Apple approves driver that lets Nvidia eGPUs work with Arm Macs

Scope of the New Driver

  • Driver enables Nvidia (and some AMD) GPUs over Thunderbolt/USB4 on Apple Silicon Macs, but only for compute.
  • No CUDA, Vulkan, nvidia-smi, or graphics/AAA gaming support; it’s tied to tinygrad’s stack.
  • Some consider the headline “misleading” because “eGPU” implies graphics; others say compute is what many care about (e.g., local LLMs).
  • Implementation appears to be a userspace driver plus tooling, with Docker used mainly to get Linux-side toolchains for Nvidia.

Performance, Bandwidth, and Hardware Constraints

  • Thunderbolt/USB4 exposes only PCIe x4, far below a typical x16 slot; TB4 ≈ 4–5 GB/s, TB5 ≈ 8 GB/s effective.
  • This is a serious bottleneck for some workloads, especially large-model streaming or graphics, but less so for many LLM inference tasks.
  • External enclosures are another cost/complexity point (PSU, cages, cables, dust, reliability).

Use Cases and Practicality

  • Enthusiasm from people with spare high-end GPUs who want local LLM inference or scientific compute on Macs.
  • Skeptics argue it’s “90% useless”: limited bandwidth, fragile support, no CUDA/Vulkan/PyTorch integration, and risk of breakage in future macOS updates.
  • Alternatives raised: just buy a cheap PC for the GPU, rent cloud GPUs, or use LAN-based “remote GPU” solutions.

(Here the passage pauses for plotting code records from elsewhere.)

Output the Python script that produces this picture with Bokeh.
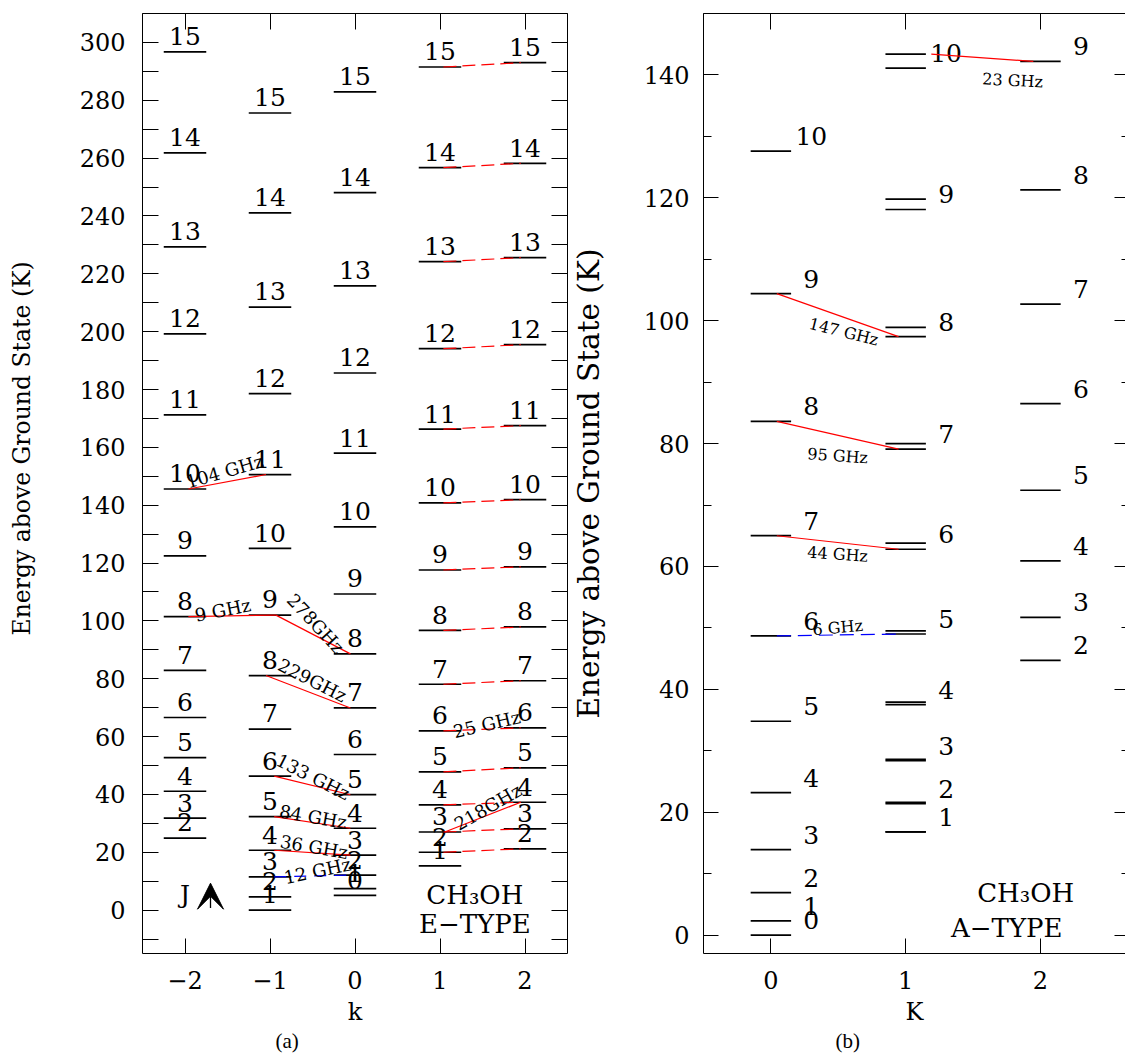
from bokeh.plotting import figure
from bokeh.models import FixedTicker, LinearAxis, Label, Arrow, VeeHead, Range1d, Title
from bokeh.layouts import row
from bokeh.embed import file_html
from bokeh.resources import INLINE
from bokeh.core.properties import value

# ---------------- DATA: panel (a) CH3OH E-type (energy in K) ----------------
e_k_values = [-2, -1, 0, 1, 2]
e_J_first = {-2: 2, -1: 1, 0: 0, 1: 1, 2: 2}
e_levels_km2 = [24.9, 31.8, 41.1, 52.7, 66.6, 82.9, 101.5, 122.5, 145.6, 171.2, 199.2, 229.3, 261.8, 296.7]
e_levels_km1 = [0.0, 4.6, 11.5, 20.7, 32.3, 46.3, 62.6, 81.1, 102.0, 125.1, 150.6, 178.6, 208.5, 241.1, 275.6]
e_levels_k0 = [5.1, 7.4, 12.1, 19.0, 28.3, 39.9, 53.8, 69.9, 88.6, 109.3, 132.5, 158.0, 185.7, 215.8, 248.1, 282.9]
e_levels_k1 = [15.3, 20.0, 27.0, 36.4, 47.8, 62.0, 78.1, 96.7, 117.6, 140.8, 166.3, 194.1, 224.2, 256.7, 291.5]
e_levels_k2 = [21.2, 28.1, 37.3, 49.2, 63.0, 79.3, 97.9, 118.7, 141.9, 167.5, 195.5, 225.6, 258.2, 293.0]
e_levels = {-2: e_levels_km2, -1: e_levels_km1, 0: e_levels_k0, 1: e_levels_k1, 2: e_levels_k2}

# transitions (k_from, J_from) -> (k_to, J_to)
e_trans_labels = ["104 GHz", "9 GHz", "278GHz", "229GHz", "133 GHz", "84 GHz", "36 GHz", "218GHz", "12 GHz"]
e_trans_from = [(-2, 10), (-2, 8), (-1, 9), (-1, 8), (-1, 6), (-1, 5), (-1, 4), (1, 3), (-1, 3)]
e_trans_to = [(-1, 11), (-1, 9), (0, 8), (0, 7), (0, 5), (0, 4), (0, 3), (2, 4), (0, 2)]
e_trans_kind = ["solid", "solid", "solid", "solid", "solid", "solid", "solid", "solid", "blue"]
# J_2 - J_1 E series (25 GHz), k=1 -> k=2
e_series_J = [2, 3, 4, 5, 6, 7, 8, 9, 10, 11, 12, 13, 14, 15]
e_series_label = "25 GHz"
e_series_label_J = 6

# ---------------- DATA: panel (b) CH3OH A-type ----------------
a_K_values = [0, 1, 2]
a_levels_K0 = [0.0, 2.3, 6.9, 13.9, 23.2, 34.8, 48.7, 65.0, 83.6, 104.4, 127.6]          # J = 0..10
a_levels_K1_lo = [16.8, 21.4, 28.4, 37.5, 49.0, 62.8, 79.1, 97.4, 118.1, 141.1]          # J = 1..10
a_levels_K1_hi = [16.8, 21.6, 28.6, 37.9, 49.5, 63.8, 80.0, 98.9, 119.8, 143.4]          # J = 1..10
a_levels_K2 = [44.7, 51.7, 60.9, 72.4, 86.5, 102.7, 121.3, 142.2]                         # J = 2..9
a_J_first = {0: 0, 1: 1, 2: 2}

a_trans_labels = ["23 GHz", "147 GHz", "95 GHz", "44 GHz", "6 GHz"]
a_trans_from = [(1, 10, "hi"), (0, 9, ""), (0, 8, ""), (0, 7, ""), (0, 6, "")]
a_trans_to = [(2, 9, ""), (1, 8, "lo"), (1, 7, "lo"), (1, 6, "lo"), (1, 5, "lo")]
a_trans_kind = ["solid", "solid", "solid", "solid", "blue"]

# ticks
a_y_ticks = [0, 20, 40, 60, 80, 100, 120, 140, 160, 180, 200, 220, 240, 260, 280, 300]
a_y_minor = [-10, 10, 30, 50, 70, 90, 110, 130, 150, 170, 190, 210, 230, 250, 270, 290, 310]
a_x_ticks = [-2, -1, 0, 1, 2]
b_y_ticks = [0, 20, 40, 60, 80, 100, 120, 140]
b_y_minor = [10, 30, 50, 70, 90, 110, 130, 150]
b_x_ticks = [0, 1, 2]

FONT = "DejaVu Serif"
RED = "#ff0000"
BLUE = "#0000ff"
YLABEL = "Energy above Ground State (K)"


def e_energy(k, J):
    return e_levels[k][J - e_J_first[k]]


def a_energy(K, J, which=""):
    if K == 0:
        return a_levels_K0[J - a_J_first[0]]
    if K == 2:
        return a_levels_K2[J - a_J_first[2]]
    arr = a_levels_K1_hi if which == "hi" else a_levels_K1_lo
    return arr[J - a_J_first[1]]


def style_axis(ax, tick_in, minor_in, size, standoff, line=None):
    ax.axis_line_color = line
    ax.major_tick_in = tick_in
    ax.major_tick_out = 0
    ax.minor_tick_in = minor_in
    ax.minor_tick_out = 0
    ax.major_tick_line_color = "black"
    ax.minor_tick_line_color = "black"
    ax.major_tick_line_width = 1
    ax.minor_tick_line_width = 1
    ax.major_label_text_font = FONT
    ax.major_label_text_font_size = size
    ax.major_label_text_color = "black"
    ax.major_label_standoff = standoff


def blank_axis(ticks, minor, tick_in, minor_in, line=None):
    ax = LinearAxis(ticker=FixedTicker(ticks=ticks, minor_ticks=minor))
    style_axis(ax, tick_in, minor_in, "1px", 0, line)
    ax.major_label_overrides = {t: "" for t in ticks}
    return ax


def spacer_axis(ticks, width):
    ax = LinearAxis(ticker=FixedTicker(ticks=ticks[:1], minor_ticks=[]))
    style_axis(ax, 0, 0, "1px", 0, None)
    ax.major_tick_out = width
    ax.major_tick_line_color = None
    ax.major_label_overrides = {ticks[0]: ""}
    return ax


# ======================= PANEL (a) =======================
pa = figure(width=568, height=1057, x_range=Range1d(-2.5, 2.5), y_range=Range1d(-15, 310),
            output_backend="svg", toolbar_location=None,
            min_border_left=139, min_border_right=1, min_border_top=13, min_border_bottom=104)
pa.grid.visible = False
pa.outline_line_color = "black"
pa.outline_line_width = 1
pa.background_fill_color = "white"
pa.border_fill_color = "white"

pa.yaxis.ticker = FixedTicker(ticks=a_y_ticks, minor_ticks=a_y_minor)
pa.xaxis.ticker = FixedTicker(ticks=a_x_ticks, minor_ticks=[])
style_axis(pa.yaxis[0], 16, 16, "24px", 17)
style_axis(pa.xaxis[0], 15, 0, "24px", 17)
pa.xaxis.major_label_overrides = {-2: "\u22122", -1: "\u22121"}
pa.xaxis.axis_label = "k"
pa.xaxis.axis_label_text_font = FONT
pa.xaxis.axis_label_text_font_size = "24px"
pa.xaxis.axis_label_text_font_style = "normal"
pa.xaxis.axis_label_text_color = "black"
pa.xaxis.axis_label_standoff = 6
pa.add_layout(blank_axis(a_y_ticks, a_y_minor, 16, 16), "right")
pa.add_layout(blank_axis(a_x_ticks, [], 16, 0), "above")
pa.add_layout(spacer_axis(a_y_ticks, 36), "left")
pa.add_layout(Title(text=YLABEL, align="left", offset=318, standoff=10, text_font=FONT,
                    text_font_size="23.5px", text_font_style="normal", text_color="black"), "left")
pa.add_layout(Title(text="(a)", align="left", offset=133, standoff=1, vertical_align="top",
                    text_font="Liberation Serif", text_font_size="21px", text_font_style="normal",
                    text_color="black"), "below")

# levels
HW_A = 0.25
lx0, lx1, ly, tx, ty, tt = [], [], [], [], [], []
for k in e_k_values:
    for i, E in enumerate(e_levels[k]):
        J = e_J_first[k] + i
        lx0.append(k - HW_A)
        lx1.append(k + HW_A)
        ly.append(E)
        tx.append(k)
        ty.append(E + 5.4)
        tt.append(str(J))
pa.segment(x0=lx0, y0=ly, x1=lx1, y1=ly, line_color="black", line_width=1.7)
pa.text(x=tx, y=ty, text=tt, text_align="center", text_baseline="middle",
        text_font=value(FONT), text_font_size=value("25px"), text_color="black")

# transitions (line end offsets: layout only)
e_trans_xoff = [(0.04, -0.047), (0.04, 0.07), (0.07, -0.054), (-0.047, -0.054), (0.05, -0.054),
                (0.05, -0.054), (0.05, -0.054), (0.056, -0.05), (0.05, -0.054)]
e_lab_place = [(-0.03, 3.6, 16), (-0.11, 2.0, 11), (0.03, 3.8, -47), (0.05, 4.0, -27), (0.01, 3.0, -27),
               (0.01, 2.0, -10), (0.02, 2.0, -10), (0.06, 3.5, 30), (0.06, 1.8, 12)]
for lab, fr, to, kind, xo, pl in zip(e_trans_labels, e_trans_from, e_trans_to, e_trans_kind,
                                      e_trans_xoff, e_lab_place):
    x0 = fr[0] + xo[0]
    x1 = to[0] + xo[1]
    y0 = e_energy(*fr)
    y1 = e_energy(*to)
    if kind == "blue":
        pa.segment(x0=[x0], y0=[y0], x1=[x1], y1=[y1], line_color=BLUE, line_width=1.2, line_dash="12 8")
    else:
        pa.segment(x0=[x0], y0=[y0], x1=[x1], y1=[y1], line_color=RED, line_width=1.2)
    pa.add_layout(Label(x=(x0 + x1) / 2 + pl[0], y=(y0 + y1) / 2 + pl[1], text=lab, angle=pl[2],
                        angle_units="deg", text_align="center", text_baseline="middle",
                        text_font=FONT, text_font_size="18px", text_color="black"))

sx0, sx1, sy0, sy1 = [], [], [], []
for J in e_series_J:
    sx0.append(1 + 0.04)
    sx1.append(2 - 0.05)
    sy0.append(e_energy(1, J))
    sy1.append(e_energy(2, J))
pa.segment(x0=sx0, y0=sy0, x1=sx1, y1=sy1, line_color=RED, line_width=1.2, line_dash="13 6")
ys0 = e_energy(1, e_series_label_J)
ys1 = e_energy(2, e_series_label_J)
pa.add_layout(Label(x=1.495 + 0.056, y=(ys0 + ys1) / 2 + 1.8, text=e_series_label, angle=13,
                    angle_units="deg", text_align="center", text_baseline="middle",
                    text_font=FONT, text_font_size="18px", text_color="black"))

# annotations
pa.add_layout(Label(x=-2, y=5.4, text="J", text_align="center", text_baseline="middle",
                    text_font=FONT, text_font_size="25px", text_color="black"))
pa.add_layout(Arrow(end=VeeHead(size=26, fill_color="black", line_color="black"),
                    x_start=-1.70, y_start=0.7, x_end=-1.70, y_end=9.3,
                    line_color="black", line_width=1.3))
pa.add_layout(Label(x=1.41, y=5.3, text="CH\u2083OH", text_align="center", text_baseline="middle",
                    text_font=FONT, text_font_size="26px", text_color="black"))
pa.add_layout(Label(x=1.41, y=-4.8, text="E\u2212TYPE", text_align="center", text_baseline="middle",
                    text_font=FONT, text_font_size="26px", text_color="black"))

# ======================= PANEL (b) =======================
pb = figure(width=557, height=1057, x_range=Range1d(-0.5, 2.631), y_range=Range1d(-3, 150),
            output_backend="svg", toolbar_location=None,
            min_border_left=129, min_border_right=0, min_border_top=13, min_border_bottom=104)
pb.grid.visible = False
pb.outline_line_color = None
pb.background_fill_color = "white"
pb.border_fill_color = "white"

pb.yaxis.ticker = FixedTicker(ticks=b_y_ticks, minor_ticks=b_y_minor)
pb.xaxis.ticker = FixedTicker(ticks=b_x_ticks, minor_ticks=[])
style_axis(pb.yaxis[0], 15, 8, "24px", 14, "black")
style_axis(pb.xaxis[0], 15, 0, "24px", 17, "black")
pb.yaxis.axis_label = YLABEL
pb.yaxis.axis_label_text_font = FONT
pb.yaxis.axis_label_text_font_size = "29.5px"
pb.yaxis.axis_label_text_font_style = "normal"
pb.yaxis.axis_label_text_color = "black"
pb.yaxis.axis_label_standoff = 35
pb.xaxis.axis_label = "K"
pb.xaxis.axis_label_text_font = FONT
pb.xaxis.axis_label_text_font_size = "24px"
pb.xaxis.axis_label_text_font_style = "normal"
pb.xaxis.axis_label_text_color = "black"
pb.xaxis.axis_label_standoff = 6
pb.add_layout(blank_axis(b_y_ticks, b_y_minor, 11, 4), "right")
pb.add_layout(blank_axis(b_x_ticks, [], 16, 0, "black"), "above")
pb.add_layout(Title(text="(b)", align="left", offset=132, standoff=1, vertical_align="top",
                    text_font="Liberation Serif", text_font_size="21px", text_font_style="normal",
                    text_color="black"), "below")

HW_B = 0.15
bx0, bx1, by, btx, bty, btt = [], [], [], [], [], []
for K in a_K_values:
    if K == 1:
        for i, (lo, hi) in enumerate(zip(a_levels_K1_lo, a_levels_K1_hi)):
            for E in (lo, hi):
                bx0.append(K - HW_B)
                bx1.append(K + HW_B)
                by.append(E)
            btx.append(K + 0.30)
            bty.append(min(lo, hi) + 2.44)
            btt.append(str(a_J_first[1] + i))
    else:
        arr = a_levels_K0 if K == 0 else a_levels_K2
        for i, E in enumerate(arr):
            bx0.append(K - HW_B)
            bx1.append(K + HW_B)
            by.append(E)
            btx.append(K + 0.30)
            bty.append(E + 2.44)
            btt.append(str(a_J_first[K] + i))
pb.segment(x0=bx0, y0=by, x1=bx1, y1=by, line_color="black", line_width=1.7)
pb.text(x=btx, y=bty, text=btt, text_align="center", text_baseline="middle",
        text_font=value(FONT), text_font_size=value("25px"), text_color="black")

a_trans_xoff = [(0.19, -0.053), (0.044, -0.053), (0.044, -0.053), (0.044, -0.053), (0.044, -0.053)]
a_lab_place = [(0.225, -3.7, -3), (0.045, -2.7, -14), (0.0, -3.35, -4), (0.0, -1.9, -4), (0.0, 1.2, 5)]
for lab, fr, to, kind, xo, pl in zip(a_trans_labels, a_trans_from, a_trans_to, a_trans_kind,
                                      a_trans_xoff, a_lab_place):
    x0 = fr[0] + xo[0]
    x1 = to[0] + xo[1]
    y0 = a_energy(*fr)
    y1 = a_energy(*to)
    if kind == "blue":
        pb.segment(x0=[x0], y0=[y0], x1=[x1], y1=[y1], line_color=BLUE, line_width=1.2, line_dash="14 7")
    else:
        pb.segment(x0=[x0], y0=[y0], x1=[x1], y1=[y1], line_color=RED, line_width=1.2)
    pb.add_layout(Label(x=(x0 + x1) / 2 + pl[0], y=(y0 + y1) / 2 + pl[1], text=lab, angle=pl[2],
                        angle_units="deg", text_align="center", text_baseline="middle",
                        text_font=FONT, text_font_size="16px", text_color="black"))

pb.add_layout(Label(x=1.89, y=6.9, text="CH\u2083OH", text_align="center", text_baseline="middle",
                    text_font=FONT, text_font_size="26px", text_color="black"))
pb.add_layout(Label(x=1.75, y=1.2, text="A\u2212TYPE", text_align="center", text_baseline="middle",
                    text_font=FONT, text_font_size="26px", text_color="black"))

layout = row(pa, pb)
open("out.html", "w").write(file_html(layout, INLINE))
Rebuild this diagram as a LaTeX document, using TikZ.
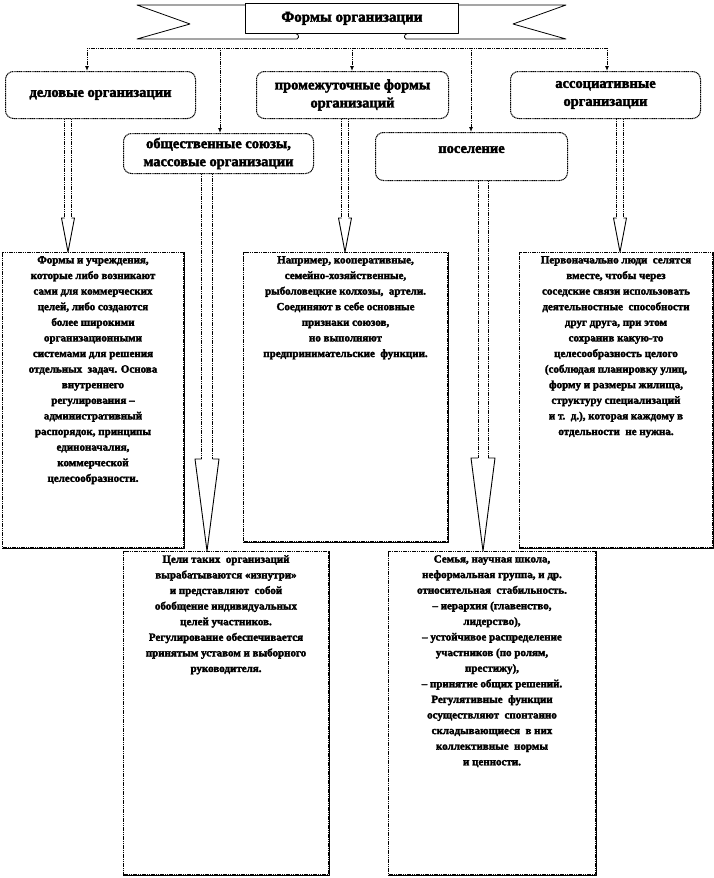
\documentclass[tikz,border=0pt]{standalone}
\usepackage{fontspec}
\setmainfont{Liberation Serif}[BoldFeatures={FakeBold=2.5}]
\usetikzlibrary{calc,positioning,arrows.meta}

% hollow block arrow: start, end, shaft half width, head half width, head length
\newcommand{\hollowarrow}[5]{%
  \draw[shaftline] let \p1=(#1), \p2=(#2) in
    (\x1-#3,\y1) -- (\x1-#3,\y2+#5) (\x1+#3,\y1) -- (\x1+#3,\y2+#5);
  \draw[headline] let \p1=(#1), \p2=(#2) in
    (\x1-#3,\y2+#5) -- (\x1-#4,\y2+#5) -- (\x1,\y2) -- (\x1+#4,\y2+#5) -- (\x1+#3,\y2+#5);
}

\tikzset{
  dotline/.style={dash pattern=on 1.2pt off .6pt,line width=1pt},
  titlebox/.style={draw,fill=white,anchor=north west,inner sep=0pt,
    font=\fontsize{15}{17}\selectfont\bfseries},
  headbox/.style={draw,dotline,rounded corners=8pt,align=center,
    anchor=north west,inner sep=2pt,font=\fontsize{14.5}{18}\selectfont\bfseries},
  detailbox/.style={draw,dotline,anchor=north west,inner sep=0pt},
  detailtext/.style={align=center,anchor=north,inner sep=2pt,
    font=\fontsize{11}{15.6}\selectfont\bfseries},
  tick/.style={dotline,line width=.9pt,-{Latex[length=5pt,width=4pt]}},
  shaftline/.style={dotline,line width=.9pt},
  headline/.style={line width=.9pt},
}

\begin{document}
\begin{tikzpicture}[x=1pt,y=-1pt,line join=round]
  \useasboundingbox (0,0) rectangle (714,878);

  % ribbon tails of the banner
  \draw[line width=.8pt] (245,5) -- (137,5) -- (190,24) -- (137,39) -- (297,39)
    .. controls (300,37) and (299,33) .. (292,33) -- (245,33);
  \draw[line width=.8pt] (458,5) -- (566,5) -- (513,24) -- (566,39) -- (406,39)
    .. controls (403,37) and (404,33) .. (411,33) -- (458,33);
  \node[titlebox,line width=.8pt,minimum width=213,minimum height=30] (title) at (245,3) {Формы организации};

  % first and second row
  \node[headbox,minimum width=190,minimum height=47] (del) at (5,71) {деловые организации};
  \node[headbox,minimum width=192,minimum height=47] (prom) at (256,71) {промежуточные формы\\организаций};
  \node[headbox,minimum width=190,minimum height=47] (assoc) at (510,71) {ассоциативные\\организации};
  \node[headbox,minimum width=190,minimum height=40] (obsh) at (123,133) {общественные союзы,\\массовые организации};
  \node[headbox,minimum width=192,minimum height=48,text depth=14pt] (pos) at (375,132) {поселение};

  % bus with drops
  \coordinate (t1) at (87,48);
  \coordinate (t2) at (220,48);
  \coordinate (t3) at (352,48);
  \coordinate (t4) at (471,48);
  \coordinate (t5) at (607,48);
  \draw[dotline,line width=.9pt] (t1) -- (t5);
  \draw[tick] (t1) -- (t1 |- del.north);
  \draw[tick] (t2) -- (t2 |- obsh.north);
  \draw[tick] (t3) -- (t3 |- prom.north);
  \draw[tick] (t4) -- (t4 |- pos.north);
  \draw[tick] (t5) -- (t5 |- assoc.north);

  % detail boxes
  \node[detailbox,minimum width=181,minimum height=295] (forms) at (2,252) {};
  \node[detailbox,minimum width=204,minimum height=289] (napr) at (243,252) {};
  \node[detailbox,minimum width=193,minimum height=295] (perv) at (519,252) {};
  \node[detailbox,minimum width=205,minimum height=323] (celi) at (123,551) {};
  \node[detailbox,minimum width=207,minimum height=323] (semya) at (388,551) {};
  \foreach \b in {forms,napr,perv,celi,semya}
    \draw[line width=.6pt] (\b.north east) -- (\b.south east) -- (\b.south west);

  \node[detailtext,below=2pt] at (forms.north) {Формы и учреждения,\\которые либо возникают\\сами для коммерческих\\целей, либо создаются\\более широкими\\организационными\\системами для решения\\отдельных\ \ задач. Основа\\внутреннего\\регулирования --\\административный\\распорядок, принципы\\единоначалия,\\коммерческой\\целесообразности.};
  \node[detailtext,below=2pt] at (napr.north) {Например, кооперативные,\\семейно-хозяйственные,\\рыболовецкие колхозы,\ \ артели.\\Соединяют в себе основные\\признаки союзов,\\но выполняют\\предпринимательские\ \ функции.};
  \node[detailtext,below=2pt] at (perv.north) {Первоначально люди\ \ селятся\\вместе, чтобы через\\соседские связи использовать\\деятельностные\ \ способности\\друг друга, при этом\\сохранив какую-то\\целесообразность целого\\(соблюдая планировку улиц,\\форму и размеры жилища,\\структуру специализаций\\и т.\ \ д.), которая каждому в\\отдельности\ \ не нужна.};
  \node[detailtext,below=2pt] at (celi.north) {Цели таких\ \ организаций\\вырабатываются «изнутри»\\и представляют\ \ собой\\обобщение индивидуальных\\целей участников.\\Регулирование обеспечивается\\принятым уставом и выборного\\руководителя.};
  \node[detailtext,below=2pt] at (semya.north) {Семья, научная школа,\\неформальная группа, и др.\\относительная\ \ стабильность.\\-- иерархия (главенство,\\лидерство),\\-- устойчивое распределение\\участников (по ролям,\\престижу),\\-- принятие общих решений.\\Регулятивные\ \ функции\\осуществляют\ \ спонтанно\\складывающиеся\ \ в них\\коллективные\ \ нормы\\и ценности.};

  % block arrows
  \coordinate (a1) at (68,0);
  \coordinate (a2) at (207,0);
  \coordinate (a3) at (345,0);
  \coordinate (a4) at (483,0);
  \coordinate (a5) at (620,0);
  \hollowarrow{del.south -| a1}{forms.north -| a1}{3.5}{6.5}{34}
  \hollowarrow{prom.south -| a3}{napr.north -| a3}{3.5}{6.5}{34}
  \hollowarrow{assoc.south -| a5}{perv.north -| a5}{3.5}{6.5}{34}
  \hollowarrow{obsh.south -| a2}{celi.north -| a2}{5.5}{12}{92}
  \hollowarrow{pos.south -| a4}{semya.north -| a4}{5}{12}{93}
\end{tikzpicture}
\end{document}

Apple, Nvidia, and Platform Control

  • Debate over Apple’s historic refusal to sign Nvidia drivers and the opportunity cost (e.g., for servers or pro Macs).
  • Disagreement on whether this should trigger antitrust scrutiny; some say Apple lacks market monopoly, others argue monopolies can be defined narrowly (e.g., App Store on iOS).
  • Broader concerns about driver signing, “walled garden” policies, and whether users should be able to run any drivers/software on their hardware.

eGPU and UX Experiences

  • Mixed reports on eGPUs: some long-term stable setups, others plagued by sleep/power/connection issues.
  • Many feel traditional internal PCIe slots on Macs are effectively gone, making high-bandwidth GPU use on macOS an ongoing pain point.